What to produce:
Set the listing down unchanged, minus every embedded image.

Data:
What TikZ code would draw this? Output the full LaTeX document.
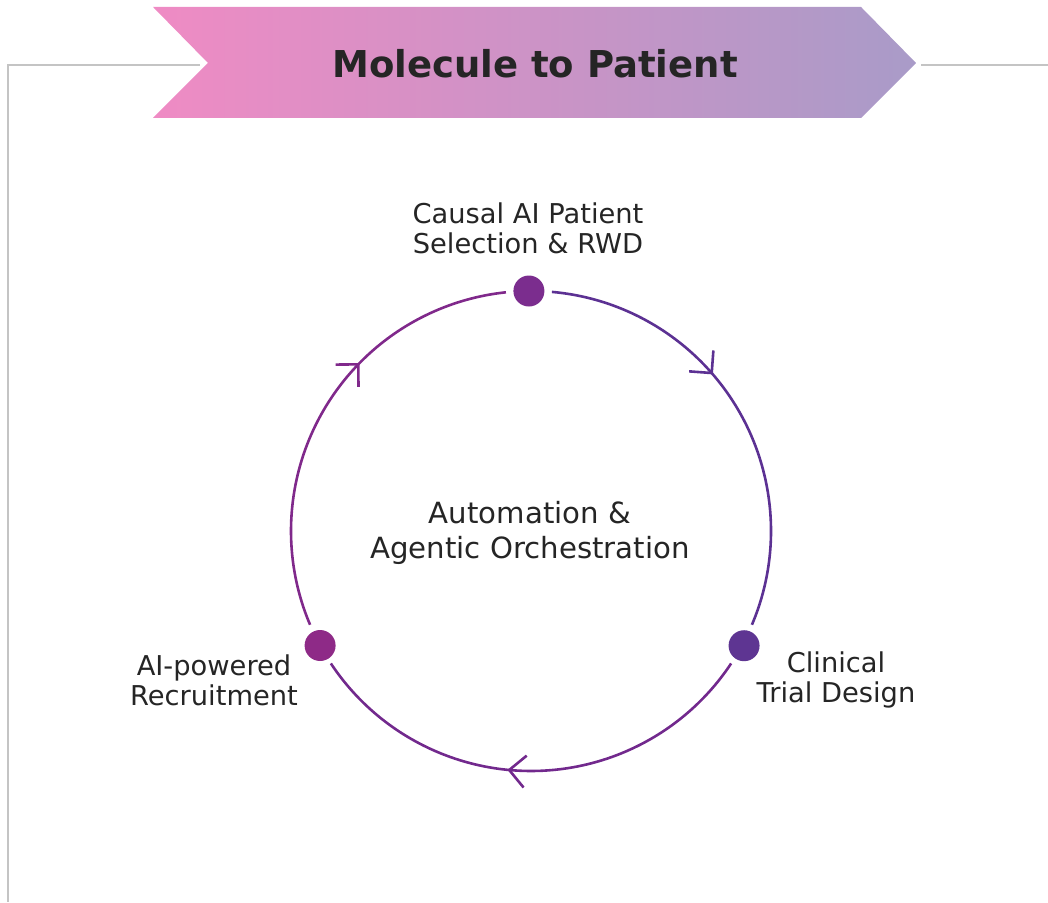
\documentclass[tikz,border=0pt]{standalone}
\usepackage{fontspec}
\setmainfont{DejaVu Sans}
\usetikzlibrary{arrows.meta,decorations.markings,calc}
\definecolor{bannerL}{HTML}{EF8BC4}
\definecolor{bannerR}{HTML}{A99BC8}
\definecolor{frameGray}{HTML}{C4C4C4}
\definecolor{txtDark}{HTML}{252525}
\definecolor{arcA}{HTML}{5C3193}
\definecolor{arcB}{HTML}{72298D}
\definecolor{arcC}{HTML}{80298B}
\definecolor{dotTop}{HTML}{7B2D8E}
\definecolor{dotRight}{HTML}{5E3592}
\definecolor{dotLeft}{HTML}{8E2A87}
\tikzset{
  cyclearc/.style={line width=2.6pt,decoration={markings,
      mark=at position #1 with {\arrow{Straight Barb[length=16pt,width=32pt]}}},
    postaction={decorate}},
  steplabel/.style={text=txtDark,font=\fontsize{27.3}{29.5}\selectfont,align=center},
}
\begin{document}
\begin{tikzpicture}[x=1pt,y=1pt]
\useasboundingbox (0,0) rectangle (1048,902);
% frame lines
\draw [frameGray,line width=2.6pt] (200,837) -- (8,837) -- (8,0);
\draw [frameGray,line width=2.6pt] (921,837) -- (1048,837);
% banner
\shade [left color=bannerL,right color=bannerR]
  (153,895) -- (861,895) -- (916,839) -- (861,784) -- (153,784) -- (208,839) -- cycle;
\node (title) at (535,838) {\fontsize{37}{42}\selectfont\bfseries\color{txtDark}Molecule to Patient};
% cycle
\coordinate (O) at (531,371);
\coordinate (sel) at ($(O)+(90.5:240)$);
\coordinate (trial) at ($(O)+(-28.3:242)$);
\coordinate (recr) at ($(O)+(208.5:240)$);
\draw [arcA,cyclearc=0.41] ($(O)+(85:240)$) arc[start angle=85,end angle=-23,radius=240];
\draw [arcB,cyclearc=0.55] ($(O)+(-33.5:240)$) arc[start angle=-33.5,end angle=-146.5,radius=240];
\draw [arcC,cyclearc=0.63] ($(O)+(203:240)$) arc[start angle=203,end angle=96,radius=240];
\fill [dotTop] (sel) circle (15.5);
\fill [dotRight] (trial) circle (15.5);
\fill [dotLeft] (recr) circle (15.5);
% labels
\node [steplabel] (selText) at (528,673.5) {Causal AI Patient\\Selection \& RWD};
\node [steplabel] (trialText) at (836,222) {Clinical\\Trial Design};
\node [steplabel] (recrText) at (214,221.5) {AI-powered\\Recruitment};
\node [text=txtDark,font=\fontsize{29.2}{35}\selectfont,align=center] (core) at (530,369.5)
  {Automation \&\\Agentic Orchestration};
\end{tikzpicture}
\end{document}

Reply to the exercise:
What TikZ code would draw this? Output the full LaTeX document.
\documentclass[tikz,border=0pt]{standalone}
\usepackage{fontspec}
\setmainfont{DejaVu Sans}
\usetikzlibrary{arrows.meta,decorations.markings,calc}
\definecolor{bannerL}{HTML}{EF8BC4}
\definecolor{bannerR}{HTML}{A99BC8}
\definecolor{frameGray}{HTML}{C4C4C4}
\definecolor{txtDark}{HTML}{252525}
\definecolor{arcA}{HTML}{5C3193}
\definecolor{arcB}{HTML}{72298D}
\definecolor{arcC}{HTML}{80298B}
\definecolor{dotTop}{HTML}{7B2D8E}
\definecolor{dotRight}{HTML}{5E3592}
\definecolor{dotLeft}{HTML}{8E2A87}
\tikzset{
  cyclearc/.style={line width=2.6pt,decoration={markings,
      mark=at position #1 with {\arrow{Straight Barb[length=16pt,width=32pt]}}},
    postaction={decorate}},
  steplabel/.style={text=txtDark,font=\fontsize{27.3}{29.5}\selectfont,align=center},
}
\begin{document}
\begin{tikzpicture}[x=1pt,y=1pt]
\useasboundingbox (0,0) rectangle (1048,902);
% frame lines
\draw [frameGray,line width=2.6pt] (200,837) -- (8,837) -- (8,0);
\draw [frameGray,line width=2.6pt] (921,837) -- (1048,837);
% banner
\shade [left color=bannerL,right color=bannerR]
  (153,895) -- (861,895) -- (916,839) -- (861,784) -- (153,784) -- (208,839) -- cycle;
\node (title) at (535,838) {\fontsize{37}{42}\selectfont\bfseries\color{txtDark}Molecule to Patient};
% cycle
\coordinate (O) at (531,371);
\coordinate (sel) at ($(O)+(90.5:240)$);
\coordinate (trial) at ($(O)+(-28.3:242)$);
\coordinate (recr) at ($(O)+(208.5:240)$);
\draw [arcA,cyclearc=0.41] ($(O)+(85:240)$) arc[start angle=85,end angle=-23,radius=240];
\draw [arcB,cyclearc=0.55] ($(O)+(-33.5:240)$) arc[start angle=-33.5,end angle=-146.5,radius=240];
\draw [arcC,cyclearc=0.63] ($(O)+(203:240)$) arc[start angle=203,end angle=96,radius=240];
\fill [dotTop] (sel) circle (15.5);
\fill [dotRight] (trial) circle (15.5);
\fill [dotLeft] (recr) circle (15.5);
% labels
\node [steplabel] (selText) at (528,673.5) {Causal AI Patient\\Selection \& RWD};
\node [steplabel] (trialText) at (836,222) {Clinical\\Trial Design};
\node [steplabel] (recrText) at (214,221.5) {AI-powered\\Recruitment};
\node [text=txtDark,font=\fontsize{29.2}{35}\selectfont,align=center] (core) at (530,369.5)
  {Automation \&\\Agentic Orchestration};
\end{tikzpicture}
\end{document}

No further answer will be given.